▶ DATA BLOCK
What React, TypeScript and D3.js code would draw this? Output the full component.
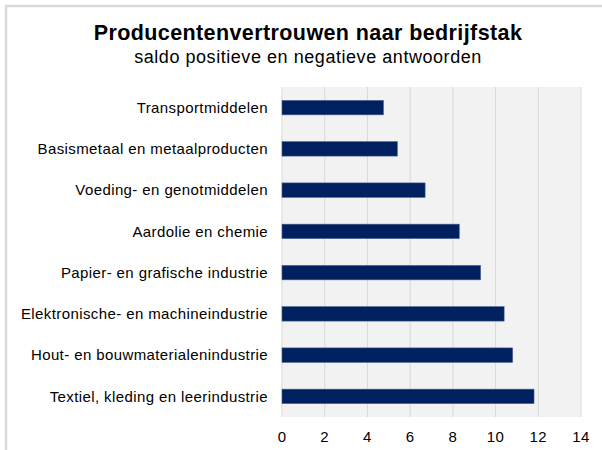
import React, { useEffect, useRef } from "react";
import * as d3 from "d3";

const categories = [
  "Transportmiddelen",
  "Basismetaal en metaalproducten",
  "Voeding- en genotmiddelen",
  "Aardolie en chemie",
  "Papier- en grafische industrie",
  "Elektronische- en machineindustrie",
  "Hout- en bouwmaterialenindustrie",
  "Textiel, kleding en leerindustrie",
];
const values = [4.75, 5.4, 6.7, 8.3, 9.3, 10.4, 10.8, 11.8];
const xTicks = [0, 2, 4, 6, 8, 10, 12, 14];

const title = "Producentenvertrouwen naar bedrijfstak";
const subtitle = "saldo positieve en negatieve antwoorden";

const W = 602;
const H = 450;
const font = "Arial, 'Liberation Sans', sans-serif";

function App() {
  const ref = useRef<SVGSVGElement>(null);

  useEffect(() => {
    const svg = d3.select(ref.current);
    svg.selectAll("*").remove();

    const plot = { left: 282, right: 581, top: 87, bottom: 417 };

    const x = d3.scaleLinear().domain([0, 14]).range([plot.left, plot.right]);
    const y = d3
      .scaleBand()
      .domain(categories)
      .range([plot.top, plot.bottom])
      .paddingInner(0.65)
      .paddingOuter(0.325);

    // outer frame (only top and left edges are visible)
    svg.append("rect")
      .attr("x", 6)
      .attr("y", 6)
      .attr("width", W + 10)
      .attr("height", H + 10)
      .attr("fill", "#fff")
      .attr("stroke", "#d9d9d9")
      .attr("stroke-width", 2.5);

    svg.append("text")
      .attr("x", 308)
      .attr("y", 40)
      .attr("text-anchor", "middle")
      .style("font-family", font)
      .style("font-size", "21.5px")
      .style("letter-spacing", "0.4px")
      .style("font-weight", "bold")
      .attr("fill", "#000")
      .text(title);

    svg.append("text")
      .attr("x", 308)
      .attr("y", 63)
      .attr("text-anchor", "middle")
      .style("font-family", font)
      .style("font-size", "18px")
      .style("letter-spacing", "0.55px")
      .attr("fill", "#000")
      .text(subtitle);

    // plot background + gridlines
    svg.append("rect")
      .attr("x", plot.left)
      .attr("y", plot.top)
      .attr("width", plot.right - plot.left)
      .attr("height", plot.bottom - plot.top)
      .attr("fill", "#f2f2f2");

    svg.append("g")
      .selectAll("line")
      .data(xTicks)
      .join("line")
      .attr("x1", (d) => x(d))
      .attr("x2", (d) => x(d))
      .attr("y1", plot.top)
      .attr("y2", plot.bottom)
      .attr("stroke", "#d9d9d9")
      .attr("stroke-width", 1);

    svg.append("g")
      .selectAll("rect")
      .data(values)
      .join("rect")
      .attr("x", x(0))
      .attr("y", (d, i) => y(categories[i])!)
      .attr("width", (d) => x(d) - x(0))
      .attr("height", y.bandwidth())
      .attr("fill", "#002060")
      .attr("stroke", "#4a5f8f")
      .attr("stroke-width", 0.6);

    svg.append("g")
      .selectAll("text")
      .data(categories)
      .join("text")
      .attr("x", 268)
      .attr("y", (d) => y(d)! + y.bandwidth() / 2)
      .attr("dy", "0.35em")
      .attr("text-anchor", "end")
      .style("font-family", font)
      .style("font-size", "15px")
      .style("letter-spacing", "0.4px")
      .attr("fill", "#000")
      .text((d) => d);

    svg.append("g")
      .selectAll("text")
      .data(xTicks)
      .join("text")
      .attr("x", (d) => x(d))
      .attr("y", 442)
      .attr("text-anchor", "middle")
      .style("font-family", font)
      .style("font-size", "15px")
      .style("letter-spacing", "0.4px")
      .attr("fill", "#000")
      .text((d) => d);
  }, []);

  return (
    <svg
      ref={ref}
      width={W}
      height={H}
      style={{ position: "absolute", left: 0, top: 0, background: "#fff" }}
    />
  );
}

export default App;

▶ REQUIRED WORK
Leave out the pictures and restate, word for word, the lines from the top of the data through the line containing "const xTicks = [0, 2, 4, 6, 8, 10, 12, 14];", both included.

▶ TASK OUTPUT
What React, TypeScript and D3.js code would draw this? Output the full component.
import React, { useEffect, useRef } from "react";
import * as d3 from "d3";

const categories = [
  "Transportmiddelen",
  "Basismetaal en metaalproducten",
  "Voeding- en genotmiddelen",
  "Aardolie en chemie",
  "Papier- en grafische industrie",
  "Elektronische- en machineindustrie",
  "Hout- en bouwmaterialenindustrie",
  "Textiel, kleding en leerindustrie",
];
const values = [4.75, 5.4, 6.7, 8.3, 9.3, 10.4, 10.8, 11.8];
const xTicks = [0, 2, 4, 6, 8, 10, 12, 14];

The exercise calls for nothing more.